■ Record extracts:
****************************************
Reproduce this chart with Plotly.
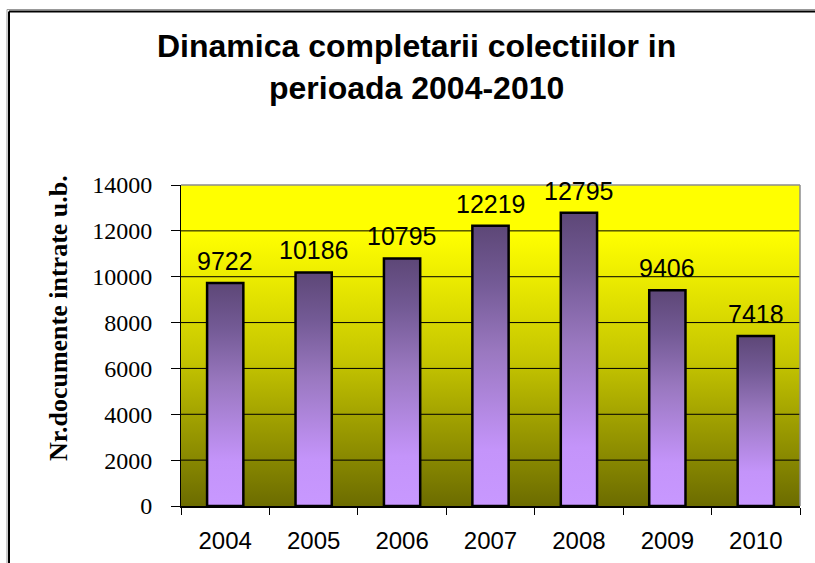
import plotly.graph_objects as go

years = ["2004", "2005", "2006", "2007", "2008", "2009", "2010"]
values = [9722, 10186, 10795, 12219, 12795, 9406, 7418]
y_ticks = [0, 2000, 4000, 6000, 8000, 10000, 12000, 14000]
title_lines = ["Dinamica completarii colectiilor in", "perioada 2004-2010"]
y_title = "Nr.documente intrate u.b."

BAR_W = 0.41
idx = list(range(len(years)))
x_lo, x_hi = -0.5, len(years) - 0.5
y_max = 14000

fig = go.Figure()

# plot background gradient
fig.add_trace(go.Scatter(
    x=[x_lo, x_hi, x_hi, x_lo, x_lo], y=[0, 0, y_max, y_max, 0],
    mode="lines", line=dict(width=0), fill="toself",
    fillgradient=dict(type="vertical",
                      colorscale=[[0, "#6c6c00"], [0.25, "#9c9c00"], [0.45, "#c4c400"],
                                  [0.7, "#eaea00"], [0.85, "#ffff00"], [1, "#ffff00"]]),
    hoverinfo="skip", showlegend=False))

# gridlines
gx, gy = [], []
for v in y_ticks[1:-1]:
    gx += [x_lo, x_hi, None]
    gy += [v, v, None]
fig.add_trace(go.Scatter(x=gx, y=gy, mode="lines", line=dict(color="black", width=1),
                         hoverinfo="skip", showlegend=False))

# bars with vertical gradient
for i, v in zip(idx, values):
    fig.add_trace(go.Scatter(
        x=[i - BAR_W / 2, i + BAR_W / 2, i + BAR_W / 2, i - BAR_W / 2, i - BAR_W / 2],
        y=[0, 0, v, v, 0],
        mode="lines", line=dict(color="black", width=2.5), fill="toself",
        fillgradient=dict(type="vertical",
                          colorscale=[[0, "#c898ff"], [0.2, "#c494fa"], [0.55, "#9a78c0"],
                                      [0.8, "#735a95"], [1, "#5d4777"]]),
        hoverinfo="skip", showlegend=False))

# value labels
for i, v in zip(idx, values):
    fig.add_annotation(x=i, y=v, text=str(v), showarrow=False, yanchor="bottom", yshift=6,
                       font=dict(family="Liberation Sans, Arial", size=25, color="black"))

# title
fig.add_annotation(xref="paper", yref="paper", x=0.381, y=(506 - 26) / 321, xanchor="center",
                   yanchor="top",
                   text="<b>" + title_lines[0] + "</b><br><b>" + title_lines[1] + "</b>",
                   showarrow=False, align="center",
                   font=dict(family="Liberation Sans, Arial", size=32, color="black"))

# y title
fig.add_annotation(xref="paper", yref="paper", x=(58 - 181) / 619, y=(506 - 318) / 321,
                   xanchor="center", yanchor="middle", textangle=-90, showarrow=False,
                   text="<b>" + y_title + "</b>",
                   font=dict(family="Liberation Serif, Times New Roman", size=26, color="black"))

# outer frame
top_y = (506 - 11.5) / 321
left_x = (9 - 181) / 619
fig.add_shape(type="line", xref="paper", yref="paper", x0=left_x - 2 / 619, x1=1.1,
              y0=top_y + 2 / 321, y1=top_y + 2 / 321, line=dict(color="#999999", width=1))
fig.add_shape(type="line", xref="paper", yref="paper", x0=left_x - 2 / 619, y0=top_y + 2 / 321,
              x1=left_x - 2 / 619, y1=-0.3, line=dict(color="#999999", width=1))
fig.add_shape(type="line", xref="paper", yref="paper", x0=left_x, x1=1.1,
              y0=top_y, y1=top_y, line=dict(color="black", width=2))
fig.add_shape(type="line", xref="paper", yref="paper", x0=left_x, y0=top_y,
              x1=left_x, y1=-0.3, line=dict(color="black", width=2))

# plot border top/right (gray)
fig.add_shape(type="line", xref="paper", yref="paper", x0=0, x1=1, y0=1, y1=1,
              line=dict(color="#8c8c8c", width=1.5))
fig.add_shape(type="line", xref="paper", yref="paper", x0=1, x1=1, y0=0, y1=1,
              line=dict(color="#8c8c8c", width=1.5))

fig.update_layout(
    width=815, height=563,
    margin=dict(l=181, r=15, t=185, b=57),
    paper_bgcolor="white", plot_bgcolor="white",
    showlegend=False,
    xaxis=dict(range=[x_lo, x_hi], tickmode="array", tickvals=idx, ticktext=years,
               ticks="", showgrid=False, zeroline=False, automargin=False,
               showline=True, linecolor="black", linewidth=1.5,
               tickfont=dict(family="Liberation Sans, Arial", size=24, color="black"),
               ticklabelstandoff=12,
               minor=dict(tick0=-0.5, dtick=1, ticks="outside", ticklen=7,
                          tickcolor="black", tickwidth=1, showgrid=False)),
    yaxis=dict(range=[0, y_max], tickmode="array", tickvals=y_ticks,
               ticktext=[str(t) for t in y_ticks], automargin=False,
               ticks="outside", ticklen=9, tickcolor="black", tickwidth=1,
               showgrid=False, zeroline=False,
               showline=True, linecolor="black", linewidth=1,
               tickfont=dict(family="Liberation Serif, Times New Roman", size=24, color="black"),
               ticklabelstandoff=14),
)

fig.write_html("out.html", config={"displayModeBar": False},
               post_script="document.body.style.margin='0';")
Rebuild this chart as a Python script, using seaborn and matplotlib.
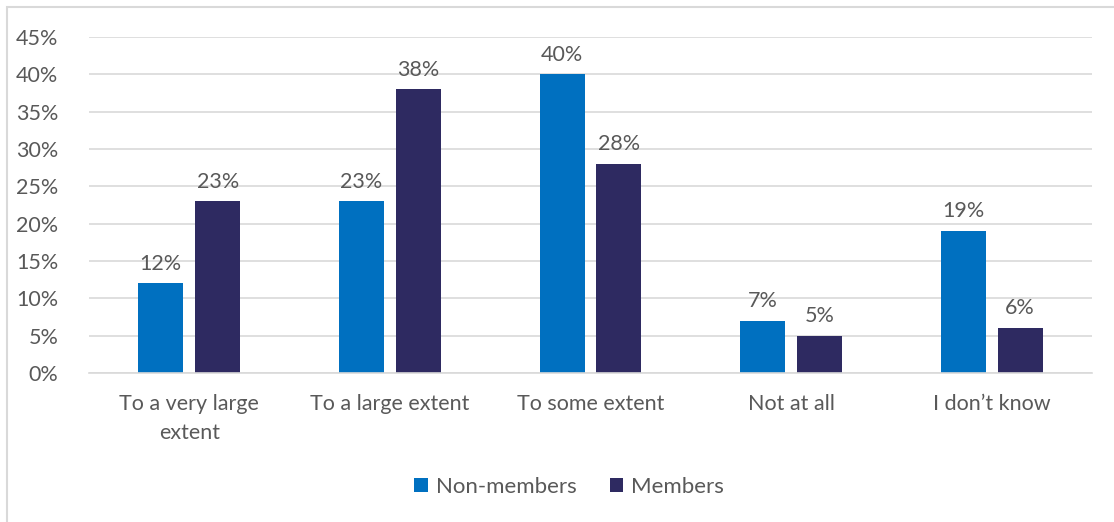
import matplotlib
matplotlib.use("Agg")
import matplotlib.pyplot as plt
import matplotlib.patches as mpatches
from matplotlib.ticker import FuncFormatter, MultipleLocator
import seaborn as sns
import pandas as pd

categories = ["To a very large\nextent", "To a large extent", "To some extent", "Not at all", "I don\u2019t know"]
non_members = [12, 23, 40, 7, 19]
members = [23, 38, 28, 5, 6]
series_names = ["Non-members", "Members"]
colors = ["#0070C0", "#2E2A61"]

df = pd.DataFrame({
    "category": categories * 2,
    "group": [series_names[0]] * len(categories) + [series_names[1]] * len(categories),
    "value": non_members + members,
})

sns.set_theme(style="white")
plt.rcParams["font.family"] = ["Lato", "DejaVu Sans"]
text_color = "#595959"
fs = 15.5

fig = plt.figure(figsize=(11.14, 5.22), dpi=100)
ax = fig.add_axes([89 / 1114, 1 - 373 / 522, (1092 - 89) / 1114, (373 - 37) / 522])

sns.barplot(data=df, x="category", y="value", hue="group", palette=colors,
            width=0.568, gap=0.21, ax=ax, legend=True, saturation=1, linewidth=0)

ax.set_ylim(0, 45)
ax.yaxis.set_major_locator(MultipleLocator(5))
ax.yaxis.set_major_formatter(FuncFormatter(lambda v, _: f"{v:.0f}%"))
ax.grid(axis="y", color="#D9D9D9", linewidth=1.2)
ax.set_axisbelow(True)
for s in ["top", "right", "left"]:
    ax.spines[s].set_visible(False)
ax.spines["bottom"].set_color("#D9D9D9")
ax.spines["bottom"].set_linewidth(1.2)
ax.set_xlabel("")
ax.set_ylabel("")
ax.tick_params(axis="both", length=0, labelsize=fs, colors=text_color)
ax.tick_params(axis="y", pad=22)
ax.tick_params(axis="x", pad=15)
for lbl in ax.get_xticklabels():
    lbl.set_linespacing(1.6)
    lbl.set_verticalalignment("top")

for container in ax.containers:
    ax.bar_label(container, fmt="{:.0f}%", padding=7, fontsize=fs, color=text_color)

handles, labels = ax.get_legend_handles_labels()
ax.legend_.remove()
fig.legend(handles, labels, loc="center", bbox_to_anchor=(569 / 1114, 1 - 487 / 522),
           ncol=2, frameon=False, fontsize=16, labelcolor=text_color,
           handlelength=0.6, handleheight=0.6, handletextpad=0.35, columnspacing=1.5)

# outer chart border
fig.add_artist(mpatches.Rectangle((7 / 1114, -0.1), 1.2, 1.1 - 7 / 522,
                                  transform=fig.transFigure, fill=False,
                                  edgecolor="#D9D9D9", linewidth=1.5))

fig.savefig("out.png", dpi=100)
****************************************
■ Exercise description:
Write out every line above exactly as it is, leaving out the pictures.

■ Answer to the problem:
Reproduce this chart with Plotly.
import plotly.graph_objects as go

years = ["2004", "2005", "2006", "2007", "2008", "2009", "2010"]
values = [9722, 10186, 10795, 12219, 12795, 9406, 7418]
y_ticks = [0, 2000, 4000, 6000, 8000, 10000, 12000, 14000]
title_lines = ["Dinamica completarii colectiilor in", "perioada 2004-2010"]
y_title = "Nr.documente intrate u.b."

BAR_W = 0.41
idx = list(range(len(years)))
x_lo, x_hi = -0.5, len(years) - 0.5
y_max = 14000

fig = go.Figure()

# plot background gradient
fig.add_trace(go.Scatter(
    x=[x_lo, x_hi, x_hi, x_lo, x_lo], y=[0, 0, y_max, y_max, 0],
    mode="lines", line=dict(width=0), fill="toself",
    fillgradient=dict(type="vertical",
                      colorscale=[[0, "#6c6c00"], [0.25, "#9c9c00"], [0.45, "#c4c400"],
                                  [0.7, "#eaea00"], [0.85, "#ffff00"], [1, "#ffff00"]]),
    hoverinfo="skip", showlegend=False))

# gridlines
gx, gy = [], []
for v in y_ticks[1:-1]:
    gx += [x_lo, x_hi, None]
    gy += [v, v, None]
fig.add_trace(go.Scatter(x=gx, y=gy, mode="lines", line=dict(color="black", width=1),
                         hoverinfo="skip", showlegend=False))

# bars with vertical gradient
for i, v in zip(idx, values):
    fig.add_trace(go.Scatter(
        x=[i - BAR_W / 2, i + BAR_W / 2, i + BAR_W / 2, i - BAR_W / 2, i - BAR_W / 2],
        y=[0, 0, v, v, 0],
        mode="lines", line=dict(color="black", width=2.5), fill="toself",
        fillgradient=dict(type="vertical",
                          colorscale=[[0, "#c898ff"], [0.2, "#c494fa"], [0.55, "#9a78c0"],
                                      [0.8, "#735a95"], [1, "#5d4777"]]),
        hoverinfo="skip", showlegend=False))

# value labels
for i, v in zip(idx, values):
    fig.add_annotation(x=i, y=v, text=str(v), showarrow=False, yanchor="bottom", yshift=6,
                       font=dict(family="Liberation Sans, Arial", size=25, color="black"))

# title
fig.add_annotation(xref="paper", yref="paper", x=0.381, y=(506 - 26) / 321, xanchor="center",
                   yanchor="top",
                   text="<b>" + title_lines[0] + "</b><br><b>" + title_lines[1] + "</b>",
                   showarrow=False, align="center",
                   font=dict(family="Liberation Sans, Arial", size=32, color="black"))

# y title
fig.add_annotation(xref="paper", yref="paper", x=(58 - 181) / 619, y=(506 - 318) / 321,
                   xanchor="center", yanchor="middle", textangle=-90, showarrow=False,
                   text="<b>" + y_title + "</b>",
                   font=dict(family="Liberation Serif, Times New Roman", size=26, color="black"))

# outer frame
top_y = (506 - 11.5) / 321
left_x = (9 - 181) / 619
fig.add_shape(type="line", xref="paper", yref="paper", x0=left_x - 2 / 619, x1=1.1,
              y0=top_y + 2 / 321, y1=top_y + 2 / 321, line=dict(color="#999999", width=1))
fig.add_shape(type="line", xref="paper", yref="paper", x0=left_x - 2 / 619, y0=top_y + 2 / 321,
              x1=left_x - 2 / 619, y1=-0.3, line=dict(color="#999999", width=1))
fig.add_shape(type="line", xref="paper", yref="paper", x0=left_x, x1=1.1,
              y0=top_y, y1=top_y, line=dict(color="black", width=2))
fig.add_shape(type="line", xref="paper", yref="paper", x0=left_x, y0=top_y,
              x1=left_x, y1=-0.3, line=dict(color="black", width=2))

# plot border top/right (gray)
fig.add_shape(type="line", xref="paper", yref="paper", x0=0, x1=1, y0=1, y1=1,
              line=dict(color="#8c8c8c", width=1.5))
fig.add_shape(type="line", xref="paper", yref="paper", x0=1, x1=1, y0=0, y1=1,
              line=dict(color="#8c8c8c", width=1.5))

fig.update_layout(
    width=815, height=563,
    margin=dict(l=181, r=15, t=185, b=57),
    paper_bgcolor="white", plot_bgcolor="white",
    showlegend=False,
    xaxis=dict(range=[x_lo, x_hi], tickmode="array", tickvals=idx, ticktext=years,
               ticks="", showgrid=False, zeroline=False, automargin=False,
               showline=True, linecolor="black", linewidth=1.5,
               tickfont=dict(family="Liberation Sans, Arial", size=24, color="black"),
               ticklabelstandoff=12,
               minor=dict(tick0=-0.5, dtick=1, ticks="outside", ticklen=7,
                          tickcolor="black", tickwidth=1, showgrid=False)),
    yaxis=dict(range=[0, y_max], tickmode="array", tickvals=y_ticks,
               ticktext=[str(t) for t in y_ticks], automargin=False,
               ticks="outside", ticklen=9, tickcolor="black", tickwidth=1,
               showgrid=False, zeroline=False,
               showline=True, linecolor="black", linewidth=1,
               tickfont=dict(family="Liberation Serif, Times New Roman", size=24, color="black"),
               ticklabelstandoff=14),
)

fig.write_html("out.html", config={"displayModeBar": False},
               post_script="document.body.style.margin='0';")
Rebuild this chart as a Python script, using seaborn and matplotlib.
import matplotlib
matplotlib.use("Agg")
import matplotlib.pyplot as plt
import matplotlib.patches as mpatches
from matplotlib.ticker import FuncFormatter, MultipleLocator
import seaborn as sns
import pandas as pd

categories = ["To a very large\nextent", "To a large extent", "To some extent", "Not at all", "I don\u2019t know"]
non_members = [12, 23, 40, 7, 19]
members = [23, 38, 28, 5, 6]
series_names = ["Non-members", "Members"]
colors = ["#0070C0", "#2E2A61"]

df = pd.DataFrame({
    "category": categories * 2,
    "group": [series_names[0]] * len(categories) + [series_names[1]] * len(categories),
    "value": non_members + members,
})

sns.set_theme(style="white")
plt.rcParams["font.family"] = ["Lato", "DejaVu Sans"]
text_color = "#595959"
fs = 15.5

fig = plt.figure(figsize=(11.14, 5.22), dpi=100)
ax = fig.add_axes([89 / 1114, 1 - 373 / 522, (1092 - 89) / 1114, (373 - 37) / 522])

sns.barplot(data=df, x="category", y="value", hue="group", palette=colors,
            width=0.568, gap=0.21, ax=ax, legend=True, saturation=1, linewidth=0)

ax.set_ylim(0, 45)
ax.yaxis.set_major_locator(MultipleLocator(5))
ax.yaxis.set_major_formatter(FuncFormatter(lambda v, _: f"{v:.0f}%"))
ax.grid(axis="y", color="#D9D9D9", linewidth=1.2)
ax.set_axisbelow(True)
for s in ["top", "right", "left"]:
    ax.spines[s].set_visible(False)
ax.spines["bottom"].set_color("#D9D9D9")
ax.spines["bottom"].set_linewidth(1.2)
ax.set_xlabel("")
ax.set_ylabel("")
ax.tick_params(axis="both", length=0, labelsize=fs, colors=text_color)
ax.tick_params(axis="y", pad=22)
ax.tick_params(axis="x", pad=15)
for lbl in ax.get_xticklabels():
    lbl.set_linespacing(1.6)
    lbl.set_verticalalignment("top")

for container in ax.containers:
    ax.bar_label(container, fmt="{:.0f}%", padding=7, fontsize=fs, color=text_color)

handles, labels = ax.get_legend_handles_labels()
ax.legend_.remove()
fig.legend(handles, labels, loc="center", bbox_to_anchor=(569 / 1114, 1 - 487 / 522),
           ncol=2, frameon=False, fontsize=16, labelcolor=text_color,
           handlelength=0.6, handleheight=0.6, handletextpad=0.35, columnspacing=1.5)

# outer chart border
fig.add_artist(mpatches.Rectangle((7 / 1114, -0.1), 1.2, 1.1 - 7 / 522,
                                  transform=fig.transFigure, fill=False,
                                  edgecolor="#D9D9D9", linewidth=1.5))

fig.savefig("out.png", dpi=100)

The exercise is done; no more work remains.